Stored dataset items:

***

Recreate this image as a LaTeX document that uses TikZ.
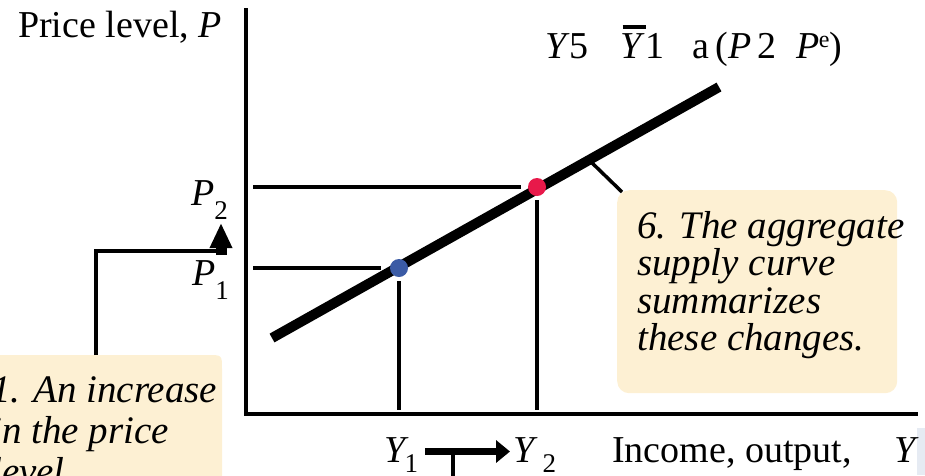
\documentclass[tikz,border=0pt]{standalone}
\usepackage{fontspec}
\setmainfont{Liberation Serif}
\usetikzlibrary{arrows.meta}
\definecolor{cream}{HTML}{FDF0D3}
\definecolor{dotred}{HTML}{E8194A}
\definecolor{dotblue}{HTML}{3B5BA5}
\definecolor{stripgray}{HTML}{E6EBF3}
\newcommand{\bigtxt}{\fontsize{38}{42}\selectfont}
\newcommand{\subtxt}{\fontsize{27}{27}\selectfont}
\newcommand{\psubtxt}{\fontsize{27}{27}\selectfont}
\newcommand{\ybar}{\makebox[0pt][l]{\hspace{2pt}\raisebox{29pt}{\rule{23pt}{4pt}}}\textit{Y}}
\begin{document}
\begin{tikzpicture}[x=1pt,y=-1pt,
  every node/.style={inner sep=0pt, font=\bigtxt},
  axisline/.style={line width=4.5pt},
  guide/.style={line width=3.5pt},
  asline/.style={line width=10pt},
  callout/.style={fill=cream, rounded corners=12pt},
  dotnode/.style={circle, minimum size=18pt},
  boxtext/.style={anchor=base west, font=\fontsize{39}{37.5}\selectfont\itshape}]
\useasboundingbox (0,0) rectangle (925,475);
\fill[stripgray] (917,428) rectangle (925,475);

% callout boxes
\node[callout, minimum width=280pt, minimum height=203pt, anchor=north west] (box6) at (617,190) {};
\fill[cream] (-10,480) -- (-10,355) -- (208,355) .. controls (222,355) .. (222,369) -- (222,480) -- cycle;

% axes
\coordinate (ytop) at (246,8);
\coordinate (orig) at (246,414);
\coordinate (xend) at (918,414);
\draw[axisline] (ytop) -- (orig) -- (xend);

% guide lines
\coordinate (p2l) at (253,187);
\coordinate (p2r) at (521,187);
\coordinate (p1l) at (253,268);
\coordinate (p1r) at (381,268);
\coordinate (y2t) at (537,200);
\coordinate (y2b) at (537,410);
\coordinate (y1t) at (399,281);
\coordinate (y1b) at (399,410);
\draw[guide] (p2l) -- (p2r);
\draw[guide] (p1l) -- (p1r);
\draw[guide] (y2t) -- (y2b);
\draw[guide] (y1t) -- (y1b);

% AS curve
\coordinate (as1) at (272,338);
\coordinate (as2) at (719,87);
\draw[asline] (as1) -- (as2);

% points
\node[dotnode, fill=dotred] (e2) at (537,187) {};
\node[dotnode, fill=dotblue] (e1) at (399,268) {};

% labels
\node[anchor=base west] (ylabel) at (18,37) {Price level, \textit{P}};
\node[anchor=base west] (eq) at (545,58) {\textit{Y}5\hspace{32pt}\ybar 1\hspace{28pt}a\,(\textit{P}\,2\hspace{20pt}\textit{P}\kern-1pt\raisebox{11pt}{\fontsize{24}{24}\selectfont e})};
\node[anchor=base west] (p2lab) at (191,205) {\textit{P}\raisebox{-14pt}{\psubtxt 2}};
\node[anchor=base west] (p1lab) at (192,285) {\textit{P}\raisebox{-14pt}{\psubtxt 1}};
\node[anchor=base west] (y1lab) at (384,462) {\textit{Y}\kern-4pt\raisebox{-10pt}{\subtxt 1}};
\node[anchor=base west] (y2lab) at (513,462) {\textit{Y}\kern5pt\raisebox{-10pt}{\subtxt 2}};
\node[anchor=base west] (xlabel) at (612,462) {Income, output,\hspace{43pt}\textit{Y}};

% callout texts
\node[boxtext] (txt6) at (637,238) {\parbox[t]{270pt}{\raggedright 6. The aggregate\\ supply curve\\ summarizes\\ these changes.}};
\node[boxtext, font=\fontsize{39}{41}\selectfont\itshape] (txt1) at (-9,402) {\parbox[t]{240pt}{\raggedright 1. An increase\\ in the price\\ level}};

% connectors
\coordinate (c6a) at (622,192);
\coordinate (c6b) at (588,159);
\draw[guide] (c6a) -- (c6b);
\coordinate (c1a) at (96,355);
\coordinate (c1b) at (221,251);
\draw[guide] (c1a) |- (c1b);
\coordinate (pa1) at (221,255);
\coordinate (pa2) at (221,223);
\draw[line width=11pt, -{Triangle[width=21pt,length=25pt]}] (pa1) -- (pa2);
\coordinate (ya1) at (425,451.5);
\coordinate (ya2) at (510,451.5);
\draw[line width=7pt, -{Triangle[width=22pt,length=14pt]}] (ya1) -- (ya2);
\coordinate (yd1) at (453,455);
\coordinate (yd2) at (453,478);
\draw[guide] (yd1) -- (yd2);
\end{tikzpicture}
\end{document}
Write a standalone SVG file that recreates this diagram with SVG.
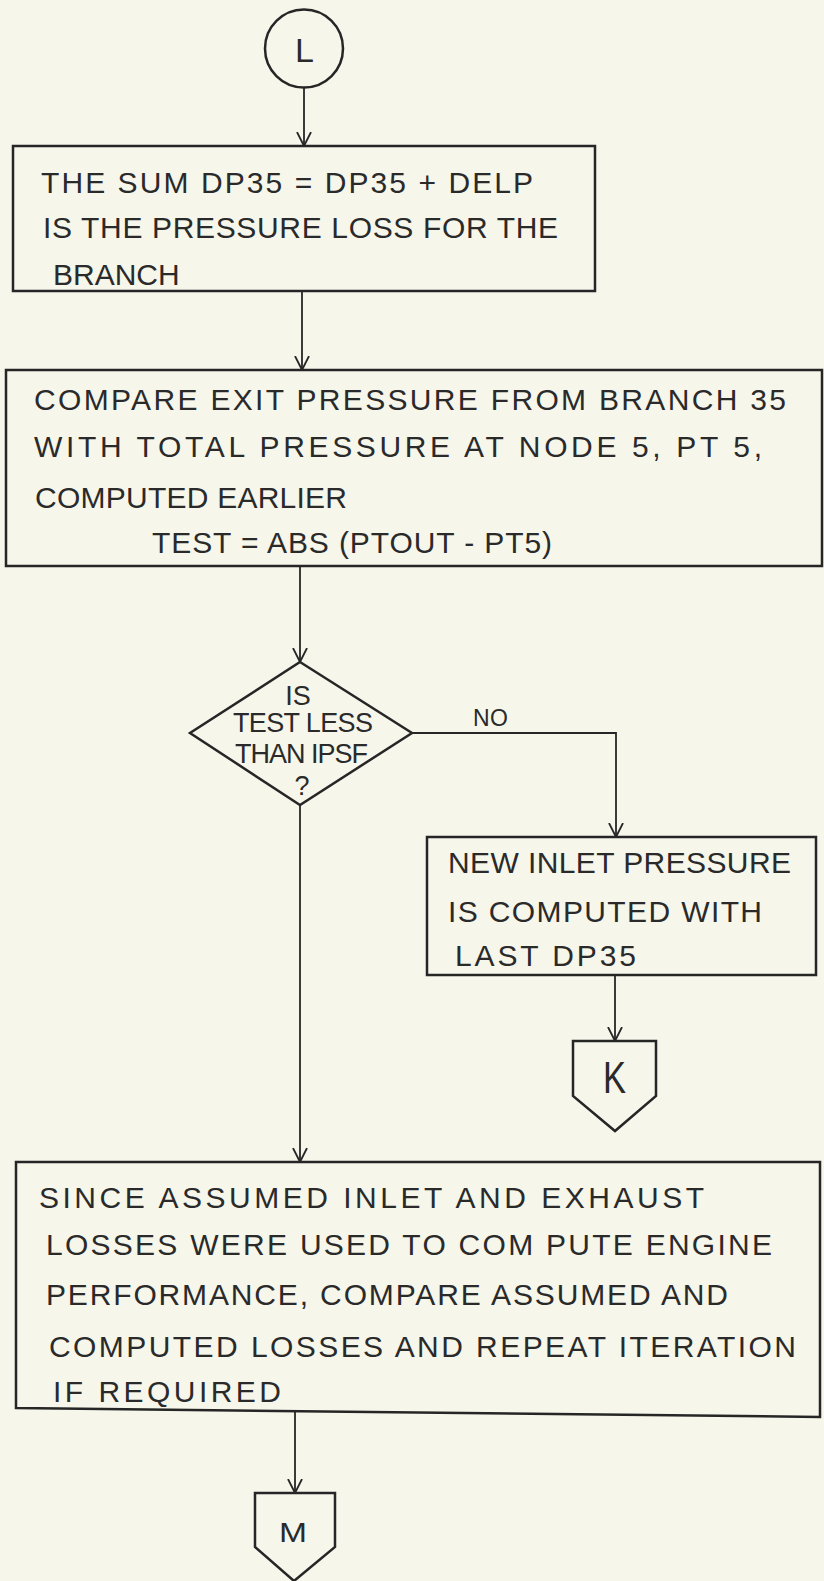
<svg xmlns="http://www.w3.org/2000/svg" width="824" height="1581" viewBox="0 0 824 1581">
<style>
.bg{fill:#f6f6eb}
.s{fill:none;stroke:#262626;stroke-width:2.5;stroke-linejoin:miter}
.c{fill:none;stroke:#262626;stroke-width:1.8}
.t{font-family:"Liberation Sans",Arial,sans-serif;font-size:30px;fill:#2a2a2a}
.d{font-size:27px}
.m{text-anchor:middle}
</style>
<defs>
<marker id="ah" viewBox="0 0 14 16" refX="14" refY="8" markerWidth="14" markerHeight="16" markerUnits="userSpaceOnUse" orient="auto">
<path d="M0,1 L14,8 L0,15" fill="none" stroke="#262626" stroke-width="1.8"/>
</marker>
</defs>
<rect class="bg" x="0" y="0" width="824" height="1581"/>
<g id="connectors">
<line class="c" x1="304" y1="87" x2="304" y2="146" marker-end="url(#ah)"/>
<line class="c" x1="302" y1="291" x2="302" y2="370" marker-end="url(#ah)"/>
<line class="c" x1="300" y1="566" x2="300" y2="662" marker-end="url(#ah)"/>
<polyline class="c" points="412,733 616,733 616,837" marker-end="url(#ah)"/>
<line class="c" x1="300" y1="805" x2="300" y2="1162" marker-end="url(#ah)"/>
<line class="c" x1="615" y1="975" x2="615" y2="1041" marker-end="url(#ah)"/>
<line class="c" x1="295" y1="1412" x2="295" y2="1493" marker-end="url(#ah)"/>
<text class="t" x="473" y="726" style="font-size:23px" textLength="35">NO</text>
</g>
<g id="nodeL">
<circle class="s" cx="304" cy="48.5" r="39"/>
<text class="t" x="295" y="62" style="font-size:34px">L</text>
</g>
<g id="box1">
<rect class="s" x="13" y="146" width="582" height="145"/>
<text class="t" x="41" y="193" textLength="492">THE SUM  DP35 = DP35 + DELP</text>
<text class="t" x="43" y="238" textLength="515">IS  THE  PRESSURE  LOSS  FOR  THE</text>
<text class="t" x="53" y="285">BRANCH</text>
</g>
<g id="box2">
<rect class="s" x="6" y="370" width="816" height="196"/>
<text class="t" x="34" y="410" textLength="752">COMPARE EXIT PRESSURE FROM  BRANCH 35</text>
<text class="t" x="34" y="457" textLength="728">WITH  TOTAL  PRESSURE AT  NODE 5, PT 5,</text>
<text class="t" x="35" y="508" textLength="312">COMPUTED EARLIER</text>
<text class="t" x="152" y="553" textLength="400">TEST = ABS (PTOUT - PT5)</text>
</g>
<g id="decision">
<polygon class="s" points="300,662 412,733 300,805 190,733"/>
<text class="t d m" x="298" y="705">IS</text>
<text class="t d" x="233" y="732" textLength="140">TEST LESS</text>
<text class="t d" x="235" y="763" textLength="133">THAN IPSF</text>
<text class="t d m" x="302" y="795">?</text>
</g>
<g id="box3">
<rect class="s" x="427" y="837" width="389" height="138"/>
<text class="t" x="448" y="873" textLength="343">NEW  INLET  PRESSURE</text>
<text class="t" x="448" y="922" textLength="314">IS  COMPUTED  WITH</text>
<text class="t" x="455" y="966" textLength="181">LAST DP35</text>
</g>
<g id="nodeK">
<polygon class="s" points="573,1041 656,1041 656,1096 615,1131 573,1096"/>
<text class="t" x="603" y="1093" style="font-size:45px" textLength="23" lengthAdjust="spacingAndGlyphs">K</text>
</g>
<g id="box4">
<polygon class="s" points="16,1162 820,1162 820,1417 16,1408"/>
<text class="t" x="39" y="1208" textLength="665">SINCE  ASSUMED  INLET  AND  EXHAUST</text>
<text class="t" x="46" y="1255" textLength="726">LOSSES  WERE  USED  TO  COM PUTE  ENGINE</text>
<text class="t" x="46" y="1305" textLength="682">PERFORMANCE, COMPARE ASSUMED  AND</text>
<text class="t" x="49" y="1357" textLength="747">COMPUTED LOSSES AND  REPEAT  ITERATION</text>
<text class="t" x="53" y="1402" textLength="228">IF  REQUIRED</text>
</g>
<g id="nodeM">
<polygon class="s" points="255,1493 335,1493 335,1547 294,1581 255,1547"/>
<text class="t" x="279" y="1542" style="font-size:28px" textLength="28" lengthAdjust="spacingAndGlyphs">M</text>
</g>
</svg>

***

#### [Exercise goal]
Gather every line from the entries above where the word "standalone" appears, and copy them.

#### [Exercise output]
\documentclass[tikz,border=0pt]{standalone}
Write a standalone SVG file that recreates this diagram with SVG.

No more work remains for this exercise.